What you will do:
Give an exact copy of every line, leaving images out.

Dataset content:
- - -

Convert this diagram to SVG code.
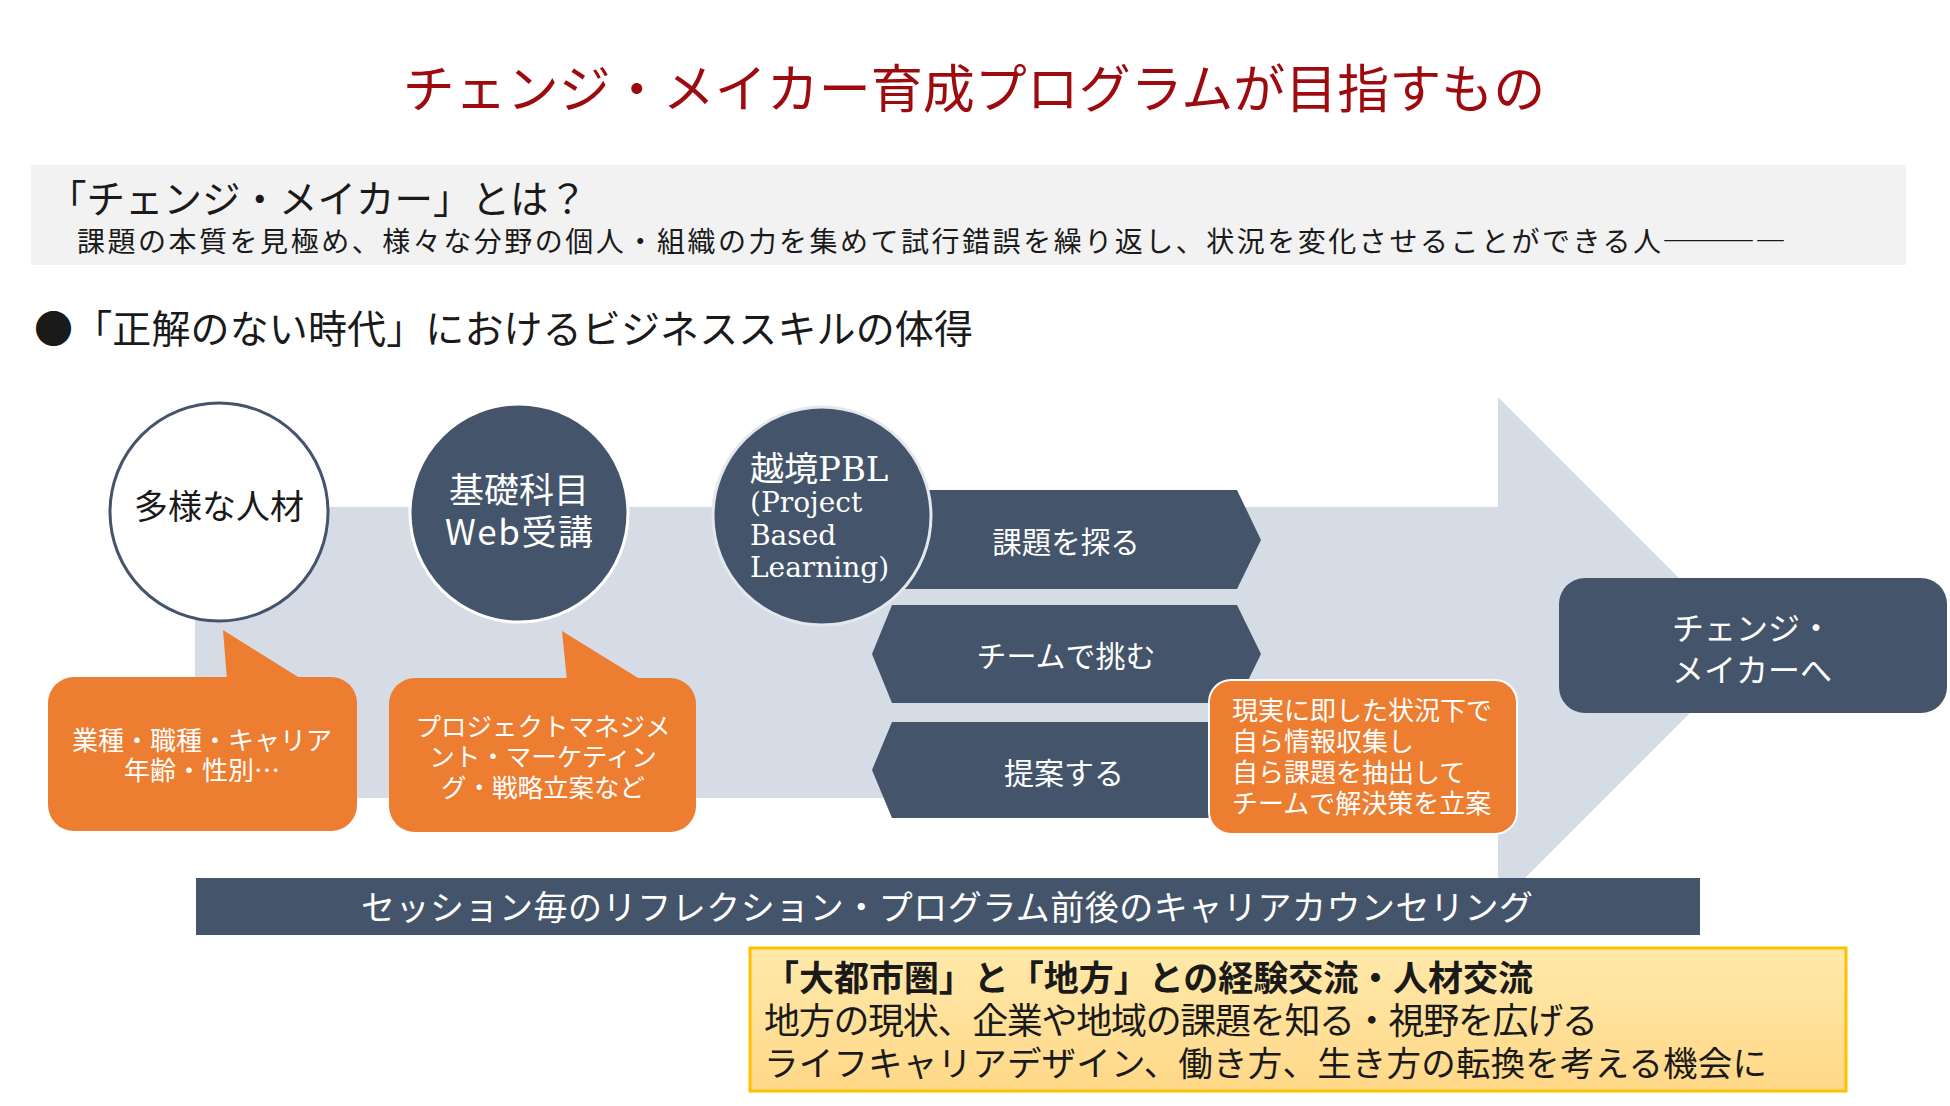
<svg xmlns="http://www.w3.org/2000/svg" width="1950" height="1106" viewBox="0 0 1950 1106">
<defs>
<linearGradient id="yellowGrad" x1="0" y1="0" x2="0" y2="1">
<stop offset="0" stop-color="#FFE9AA"/>
<stop offset="1" stop-color="#FFD888"/>
</linearGradient>
<style>
text{font-family:'Noto Sans CJK JP','Noto Sans',sans-serif;}
.dark{fill:#44546A;}
.orange{fill:#ED7D31;}
.w{fill:#FFFFFF;}
.k{fill:#1A1A1A;}
.serif{font-family:'DejaVu Serif','Noto Sans CJK JP',serif;}
</style>
</defs>
<rect x="0" y="0" width="1950" height="1106" fill="#FFFFFF"/>

<g id="title">
<text x="974" y="108" font-size="52" text-anchor="middle" fill="#9E0B0F">チェンジ・メイカー育成プログラムが目指すもの</text>
</g>

<g id="definition">
<rect x="31" y="165" width="1875" height="100" fill="#F2F2F2"/>
<text x="48" y="213" font-size="38.5" class="k">「チェンジ・メイカー」とは？</text>
<text x="77" y="252" font-size="28" class="k" textLength="1584" lengthAdjust="spacing">課題の本質を見極め、様々な分野の個人・組織の力を集めて試行錯誤を繰り返し、状況を変化させることができる人</text>
<text x="1662" y="252" font-size="31" class="k">――――</text>
</g>

<g id="heading">
<text x="34" y="343" font-size="39" class="k" textLength="939" lengthAdjust="spacing">●「正解のない時代」におけるビジネススキルの体得</text>
</g>

<g id="connectors">
<polygon points="195,507 1498,507 1498,397 1752,651 1498,905 1498,798 195,798" fill="#D6DCE5"/>
</g>

<g id="node-diverse">
<circle cx="219" cy="512" r="109" fill="#FFFFFF" stroke="#44546A" stroke-width="3"/>
<text x="219" y="519" font-size="34" text-anchor="middle" class="k">多様な人材</text>
</g>

<g id="node-web">
<circle cx="519" cy="513" r="109" class="dark" stroke="#FFFFFF" stroke-width="3"/>
<text x="519" y="503" font-size="35" text-anchor="middle" class="w">基礎科目</text>
<text x="519" y="545" font-size="35" text-anchor="middle" class="w" textLength="148" lengthAdjust="spacing">Web受講</text>
</g>

<g id="step-explore">
<polygon points="905,490 1237,490 1261,540 1237,589 905,589" class="dark"/>
<text x="1066" y="553" font-size="29.5" text-anchor="middle" class="w">課題を探る</text>
</g>

<g id="node-pbl">
<circle cx="822" cy="516" r="109" class="dark" stroke="#E4E8EE" stroke-width="3"/>
<text x="750" y="481" font-size="34" class="w serif">越境PBL</text>
<text x="750" y="512" font-size="28" class="w serif">(Project</text>
<text x="750" y="545" font-size="28" class="w serif">Based</text>
<text x="750" y="577" font-size="28" class="w serif">Learning)</text>
</g>

<g id="step-team">
<polygon points="892,605 1237,605 1261,654 1237,703 892,703 872,654" class="dark"/>
<text x="1066" y="667" font-size="30" text-anchor="middle" class="w">チームで挑む</text>
</g>

<g id="step-propose">
<polygon points="892,722 1237,722 1261,770 1237,818 892,818 872,770" class="dark"/>
<text x="1064" y="784" font-size="30" text-anchor="middle" class="w">提案する</text>
</g>

<g id="callout-diverse">
<rect x="48" y="677" width="309" height="154" rx="26" class="orange"/>
<polygon points="227,680 223,630 303,680" class="orange"/>
<text x="202" y="750" font-size="26" text-anchor="middle" class="w">業種・職種・キャリア</text>
<text x="202" y="780" font-size="26" text-anchor="middle" class="w">年齢・性別…</text>
</g>

<g id="callout-web">
<rect x="389" y="678" width="307" height="154" rx="26" class="orange"/>
<polygon points="567,681 562,631 643,681" class="orange"/>
<text x="543" y="736" font-size="25.5" text-anchor="middle" class="w">プロジェクトマネジメ</text>
<text x="543" y="766" font-size="25.5" text-anchor="middle" class="w">ント・マーケティン</text>
<text x="543" y="797" font-size="25.5" text-anchor="middle" class="w">グ・戦略立案など</text>
</g>

<g id="callout-pbl">
<rect x="1209" y="680" width="308" height="154" rx="22" class="orange" stroke="#FFFFFF" stroke-width="2"/>
<text x="1232" y="720" font-size="26" class="w">現実に即した状況下で</text>
<text x="1232" y="751" font-size="26" class="w">自ら情報収集し</text>
<text x="1232" y="782" font-size="26" class="w">自ら課題を抽出して</text>
<text x="1232" y="813" font-size="26" class="w">チームで解決策を立案</text>
</g>

<g id="node-goal">
<rect x="1559" y="578" width="388" height="135" rx="26" class="dark"/>
<text x="1752" y="640" font-size="32" text-anchor="middle" class="w">チェンジ・</text>
<text x="1752" y="682" font-size="32" text-anchor="middle" class="w">メイカーへ</text>
</g>

<g id="reflection-bar">
<rect x="196" y="878" width="1504" height="57" class="dark"/>
<text x="947" y="920" font-size="34" text-anchor="middle" class="w" textLength="1172" lengthAdjust="spacing">セッション毎のリフレクション・プログラム前後のキャリアカウンセリング</text>
</g>

<g id="exchange-box">
<rect x="750" y="948" width="1096" height="143" fill="url(#yellowGrad)" stroke="#FFC000" stroke-width="3"/>
<text x="764" y="991" font-size="35" font-weight="bold" class="k" textLength="769" lengthAdjust="spacing">「大都市圏」と「地方」との経験交流・人材交流</text>
<text x="764" y="1034" font-size="36" class="k" textLength="834" lengthAdjust="spacing">地方の現状、企業や地域の課題を知る・視野を広げる</text>
<text x="764" y="1076" font-size="34.5" class="k" textLength="1003" lengthAdjust="spacing">ライフキャリアデザイン、働き方、生き方の転換を考える機会に</text>
</g>
</svg>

- - -

Reply:
Convert this diagram to SVG code.
<svg xmlns="http://www.w3.org/2000/svg" width="1950" height="1106" viewBox="0 0 1950 1106">
<defs>
<linearGradient id="yellowGrad" x1="0" y1="0" x2="0" y2="1">
<stop offset="0" stop-color="#FFE9AA"/>
<stop offset="1" stop-color="#FFD888"/>
</linearGradient>
<style>
text{font-family:'Noto Sans CJK JP','Noto Sans',sans-serif;}
.dark{fill:#44546A;}
.orange{fill:#ED7D31;}
.w{fill:#FFFFFF;}
.k{fill:#1A1A1A;}
.serif{font-family:'DejaVu Serif','Noto Sans CJK JP',serif;}
</style>
</defs>
<rect x="0" y="0" width="1950" height="1106" fill="#FFFFFF"/>

<g id="title">
<text x="974" y="108" font-size="52" text-anchor="middle" fill="#9E0B0F">チェンジ・メイカー育成プログラムが目指すもの</text>
</g>

<g id="definition">
<rect x="31" y="165" width="1875" height="100" fill="#F2F2F2"/>
<text x="48" y="213" font-size="38.5" class="k">「チェンジ・メイカー」とは？</text>
<text x="77" y="252" font-size="28" class="k" textLength="1584" lengthAdjust="spacing">課題の本質を見極め、様々な分野の個人・組織の力を集めて試行錯誤を繰り返し、状況を変化させることができる人</text>
<text x="1662" y="252" font-size="31" class="k">――――</text>
</g>

<g id="heading">
<text x="34" y="343" font-size="39" class="k" textLength="939" lengthAdjust="spacing">●「正解のない時代」におけるビジネススキルの体得</text>
</g>

<g id="connectors">
<polygon points="195,507 1498,507 1498,397 1752,651 1498,905 1498,798 195,798" fill="#D6DCE5"/>
</g>

<g id="node-diverse">
<circle cx="219" cy="512" r="109" fill="#FFFFFF" stroke="#44546A" stroke-width="3"/>
<text x="219" y="519" font-size="34" text-anchor="middle" class="k">多様な人材</text>
</g>

<g id="node-web">
<circle cx="519" cy="513" r="109" class="dark" stroke="#FFFFFF" stroke-width="3"/>
<text x="519" y="503" font-size="35" text-anchor="middle" class="w">基礎科目</text>
<text x="519" y="545" font-size="35" text-anchor="middle" class="w" textLength="148" lengthAdjust="spacing">Web受講</text>
</g>

<g id="step-explore">
<polygon points="905,490 1237,490 1261,540 1237,589 905,589" class="dark"/>
<text x="1066" y="553" font-size="29.5" text-anchor="middle" class="w">課題を探る</text>
</g>

<g id="node-pbl">
<circle cx="822" cy="516" r="109" class="dark" stroke="#E4E8EE" stroke-width="3"/>
<text x="750" y="481" font-size="34" class="w serif">越境PBL</text>
<text x="750" y="512" font-size="28" class="w serif">(Project</text>
<text x="750" y="545" font-size="28" class="w serif">Based</text>
<text x="750" y="577" font-size="28" class="w serif">Learning)</text>
</g>

<g id="step-team">
<polygon points="892,605 1237,605 1261,654 1237,703 892,703 872,654" class="dark"/>
<text x="1066" y="667" font-size="30" text-anchor="middle" class="w">チームで挑む</text>
</g>

<g id="step-propose">
<polygon points="892,722 1237,722 1261,770 1237,818 892,818 872,770" class="dark"/>
<text x="1064" y="784" font-size="30" text-anchor="middle" class="w">提案する</text>
</g>

<g id="callout-diverse">
<rect x="48" y="677" width="309" height="154" rx="26" class="orange"/>
<polygon points="227,680 223,630 303,680" class="orange"/>
<text x="202" y="750" font-size="26" text-anchor="middle" class="w">業種・職種・キャリア</text>
<text x="202" y="780" font-size="26" text-anchor="middle" class="w">年齢・性別…</text>
</g>

<g id="callout-web">
<rect x="389" y="678" width="307" height="154" rx="26" class="orange"/>
<polygon points="567,681 562,631 643,681" class="orange"/>
<text x="543" y="736" font-size="25.5" text-anchor="middle" class="w">プロジェクトマネジメ</text>
<text x="543" y="766" font-size="25.5" text-anchor="middle" class="w">ント・マーケティン</text>
<text x="543" y="797" font-size="25.5" text-anchor="middle" class="w">グ・戦略立案など</text>
</g>

<g id="callout-pbl">
<rect x="1209" y="680" width="308" height="154" rx="22" class="orange" stroke="#FFFFFF" stroke-width="2"/>
<text x="1232" y="720" font-size="26" class="w">現実に即した状況下で</text>
<text x="1232" y="751" font-size="26" class="w">自ら情報収集し</text>
<text x="1232" y="782" font-size="26" class="w">自ら課題を抽出して</text>
<text x="1232" y="813" font-size="26" class="w">チームで解決策を立案</text>
</g>

<g id="node-goal">
<rect x="1559" y="578" width="388" height="135" rx="26" class="dark"/>
<text x="1752" y="640" font-size="32" text-anchor="middle" class="w">チェンジ・</text>
<text x="1752" y="682" font-size="32" text-anchor="middle" class="w">メイカーへ</text>
</g>

<g id="reflection-bar">
<rect x="196" y="878" width="1504" height="57" class="dark"/>
<text x="947" y="920" font-size="34" text-anchor="middle" class="w" textLength="1172" lengthAdjust="spacing">セッション毎のリフレクション・プログラム前後のキャリアカウンセリング</text>
</g>

<g id="exchange-box">
<rect x="750" y="948" width="1096" height="143" fill="url(#yellowGrad)" stroke="#FFC000" stroke-width="3"/>
<text x="764" y="991" font-size="35" font-weight="bold" class="k" textLength="769" lengthAdjust="spacing">「大都市圏」と「地方」との経験交流・人材交流</text>
<text x="764" y="1034" font-size="36" class="k" textLength="834" lengthAdjust="spacing">地方の現状、企業や地域の課題を知る・視野を広げる</text>
<text x="764" y="1076" font-size="34.5" class="k" textLength="1003" lengthAdjust="spacing">ライフキャリアデザイン、働き方、生き方の転換を考える機会に</text>
</g>
</svg>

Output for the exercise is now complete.